France’s central bank governor, Francois Villeroy de Galhau, announced plans for the creation of a task force dedicated to cryptocurrencies. The task force, representing the G7 countries, will be lead by European Central Bank board member Benoit Coeure.
The purpose of the G7 task force is to study how central banks ensure cryptocurrencies like Facebook’s recently launched Libra are governed by regulations. These include money-laundering laws as well as consumer-protection rules, France’s central bank governor said on Friday.
Governor Francois Villeroy de Galhau confirmed the task force would be led by Benoit Coeure, a European Central Bank board member. News of France’s plans follow the recent launch of Facebook’s new global cryptocurrency called Libra, part of an effort to expand into digital payments.
The social giant’s move into the crypto sector made headlines and drew a fast, worried reaction. The U.S. Senate Banking Committee said it would hold a hearing on the plans next month. David Marcus, who oversees Facebook’s blockchain efforts, is expected to testify, according to a source in Washington familiar with the matter.
28 partners, including Mastercard, PayPal and Uber, have so far confirmed participation in the newly formed Libra Association, a Geneva-based entity that will govern the new digital coin, according to marketing materials and interviews with executives. No banks are yet part of the group.
The announcement for the formation of the new G7 task force comes in the wake of France and Germany moving towards further regulation of cryptocurrencies. France holds the rotating presidency of the Group of Seven nations and doe not oppose Facebook’s creating an instrument for financial transactions, but it opposes that instrument becoming a sovereign currency. The French government has called for the regulation of cryptocurrencies, to curb tax evasion and what it considers illegal transactions, making the country the latest to seek to control the use of digital currencies.

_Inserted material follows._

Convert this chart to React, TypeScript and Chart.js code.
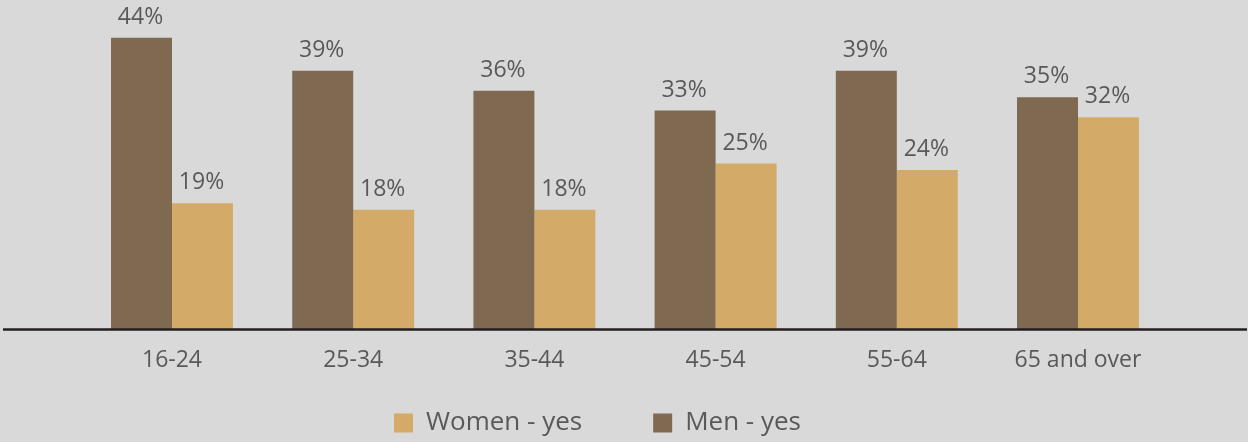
import { useEffect, useRef } from "react";
import { Chart, registerables } from "chart.js";

Chart.register(...registerables);

const categories = ["16-24", "25-34", "35-44", "45-54", "55-64", "65 and over"];
const menYes = [44, 39, 36, 33, 39, 35];
const womenYes = [19, 18, 18, 25, 24, 32];
const menLabel = "Men - yes";
const womenLabel = "Women - yes";

const FONT = "'Open Sans', 'DejaVu Sans', sans-serif";
const TEXT = "#595959";
const CANVAS_H = 446;
const LEGEND_FONT = 26;
const LEGEND_PAD = 71;
const BASE_Y = 329;

export default function App() {
  const ref = useRef<HTMLCanvasElement>(null);

  useEffect(() => {
    if (!ref.current) return;
    Chart.defaults.font.family = FONT;

    const valueLabels = {
      id: "valueLabels",
      afterDatasetsDraw(chart: any) {
        const ctx = chart.ctx;
        ctx.save();
        ctx.font = `23px ${FONT}`;
        ctx.fillStyle = TEXT;
        ctx.textAlign = "center";
        ctx.textBaseline = "alphabetic";
        chart.data.datasets.forEach((ds: any, i: number) => {
          const meta = chart.getDatasetMeta(i);
          meta.data.forEach((bar: any, j: number) => {
            ctx.fillText(`${ds.data[j]}%`, bar.x - 1, bar.y - 14);
          });
        });
        ctx.restore();
      },
    };

    const baseLine = {
      id: "baseLine",
      afterDatasetsDraw(chart: any) {
        const ctx = chart.ctx;
        const y = chart.scales.y.getPixelForValue(0) + 0.5;
        ctx.save();
        ctx.strokeStyle = "#231f20";
        ctx.lineWidth = 2.5;
        ctx.beginPath();
        ctx.moveTo(3, y);
        ctx.lineTo(1247, y);
        ctx.stroke();
        ctx.restore();
      },
    };

    const legendHeight = LEGEND_FONT + LEGEND_PAD + 10;

    const chart = new Chart(ref.current, {
      type: "bar",
      data: {
        labels: categories,
        datasets: [
          {
            label: menLabel,
            data: menYes,
            backgroundColor: "#7f6950",
            borderWidth: 0,
            categoryPercentage: 0.673,
            barPercentage: 1,
          },
          {
            label: womenLabel,
            data: womenYes,
            backgroundColor: "#d3aa68",
            borderWidth: 0,
            categoryPercentage: 0.673,
            barPercentage: 1,
          },
        ],
      },
      options: {
        responsive: false,
        animation: false,
        devicePixelRatio: 1,
        layout: { padding: { left: 0, right: 53, top: 31.1, bottom: 0 } },
        plugins: {
          legend: {
            position: "bottom",
            reverse: true,
            labels: {
              boxWidth: 19,
              boxHeight: 19,
              padding: LEGEND_PAD,
              color: TEXT,
              font: { size: LEGEND_FONT, family: FONT },
            },
          },
          tooltip: { enabled: false },
        },
        scales: {
          x: {
            grid: { display: false, drawTicks: false },
            border: { display: false },
            ticks: {
              color: TEXT,
              font: { size: 23, family: FONT },
              padding: 18,
              maxRotation: 0,
              autoSkip: false,
            },
            afterFit: (s: any) => {
              s.height = CANVAS_H - legendHeight - BASE_Y;
              // let tick labels extend below the (short) axis box
              s._computeLabelArea = () => undefined;
            },
          },
          y: {
            min: 0,
            max: 45,
            display: true,
            grid: { display: false, drawTicks: false },
            border: { display: false },
            ticks: { display: false },
            afterFit: (s: any) => {
              s.width = 81.4;
            },
          },
          y2: {
            position: "right",
            display: true,
            grid: { display: false, drawTicks: false },
            border: { display: false },
            ticks: { display: false },
            afterFit: (s: any) => {
              s.width = 26.4;
            },
          },
        },
      },
      plugins: [valueLabels, baseLine],
    } as any);

    return () => chart.destroy();
  }, []);

  return (
    <div
      style={{
        position: "fixed",
        left: 0,
        top: 0,
        width: 1248,
        height: 442,
        overflow: "hidden",
        background: "#d9d9d9",
      }}
    >
      <canvas ref={ref} width={1248} height={CANVAS_H} style={{ display: "block" }} />
    </div>
  );
}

“We want to combine being open to innovation with firmness on regulation. This is in everyone’s interest,” Villeroy told finance industry officials.
The French government demands a better definiton of the concept of a “stable” cryptocurrency. To this effect, Facebook will have to propely explain within legal frameworks, what such instruments are stable against and how fixed their exchange rates are need to be determined.
This comes after French Minister of the Economy, Brune Le Maire, voiced concerns about the Libra becoming a safe haven for illegal activities. He has firmly stated that governments cannot allow corporate cryptocurrencies to rival sovereign currencies. Germany and other G7 nations share the sentiment on the hot topic.
Villeroy also called for a network of national anti-money-laundering authorities, coordinated by the European Banking Authority, to carry out emergency measures. These may include even substituting for national authorities, rather than creating a specializd European agency.
Several ECB officials, including Coeure, have argued in favor of creating such an agency over the past months.
There is still no timeline announced for France’s G7 cryptocurrency task force. At present, it is only known that it is coming before Libra’s expected release date in 2020. The social media giant is still in talks with the SEC before it can even begin to properly approach legal pushback in other nations.